My journey to blogging began when I was blocked on Twitter. My first post was about that experience and I deleted it when I realised how petty it is to even talk about it. I regret that now. Let me recall for you the experience!

I took to Twitter because of the consolidation of power under Angela Merkel and the descend of Germany in what I see as an autocracy. I don’t use the word lightly and I’m not petty.

So I went to twitter and found that many people who I admire were there, especially English-speaking intellectuals. At the time, only a few months ago, which is frightening enough, twitter was a free speech haven while Facebook went full-blown Chinese.

There were not many Germans on Twitter. The first thing I learnt was that nobody reads my stuff if I tweet in German. The second thing I learnt was that you have to provide a stream and shouldn’t obsess about a perfect post. In short, I adopted the culture of it. That also means: off-colour jokes. Yet, I was definitely tamer than really anybody in English-speaking countries. Within the approximately three weeks that I was there a boatload of Israeli embassy personnel followed my feed.

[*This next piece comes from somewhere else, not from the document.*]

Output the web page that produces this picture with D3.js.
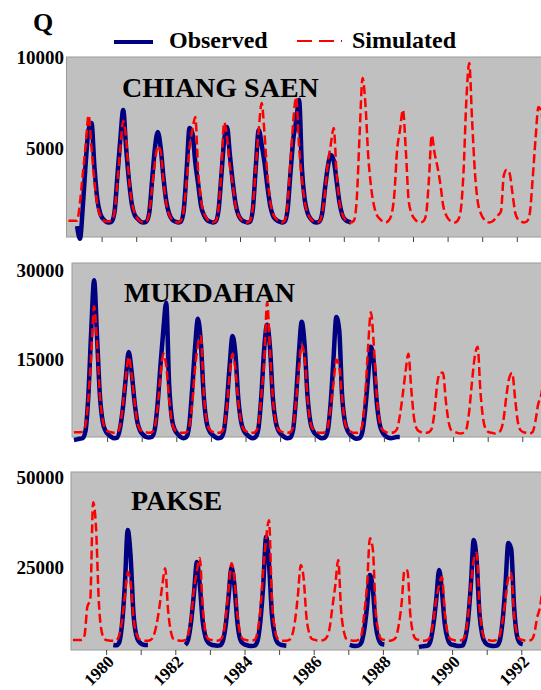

I was kicked off without explanation and I refuse to hand over my personal phone number to twitter. Facebook was off-limits and so I turned to blogging. Yet, I kept in mind what I learnt on twitter.

My twitter feed was not about my person but about my issue: the human rights situation in Germany. I retweeted and translated headlines from mainstream German newspapers into English, adding only little commentary. I learnt that I must be focussed and not litter my feed with too many things that are irrelevant. And, of course, the golden rule of writing: don’t bore!

WordPress plays by different rules. One has to write proper words and you don’t have an excuse to be lazy about providing a context. I noticed too late, after establishing an English-language following, that there was a German-language blogosphere. But I am ultimately glad about that because the German blogger style is somewhat different.

There are a few exceptions like Philosophia Perennis, JouWatch, or my follower Heimdall Warda who provide crisp eye-catching information. But the German style that appeals to a majority is the long, boring diatribe where relevant information is far and in between. The attitude is: If you can’t handle bore, you are not sophisticated!

Ultimately blogging in English gives me the opportunity to share things that are quick and funny. I don’t have to type up everything myself, but can refer to people who have done a good job. In the end I am only a wheel among many in the machinery of information distribution.

Despite my realisation that I have to be focussed, I noticed that I can’t get others to talk about Germany if I can’t talk about other countries. It seems to be a fair deal, yet in practice this is a difficult straddle.

So I looked out to other conservative blogs which talk about other countries. And I see great people like Aaron Sperber who covers Austria. If it wasn’t for the language, I’d definitely reblog him from time to time. I found Cliff Arroyo, a dude from Florida who blogs about his life in Poland. Just recently I had a run-in with the partly anonymous conservative Israeli bloggers of Simply Jews (obviously I covered Israel before and will try to strike a balance).

But I missed the Spain situation. We all know that something blew up with this Catalan referendum. It appears that the big news agencies and therefore the media in general did not report on the destruction of Spanish democracy in recent years. It comes to my attention only now and I realize how the critical Spanish were isolated in the same way as critically thinking Germans.

So here I am and I have no sources. I ask you. Do you have any suggestions where I can find a reasonable, conservative, English-language blog about the civil rights situation in Spain? It would be much appreciated.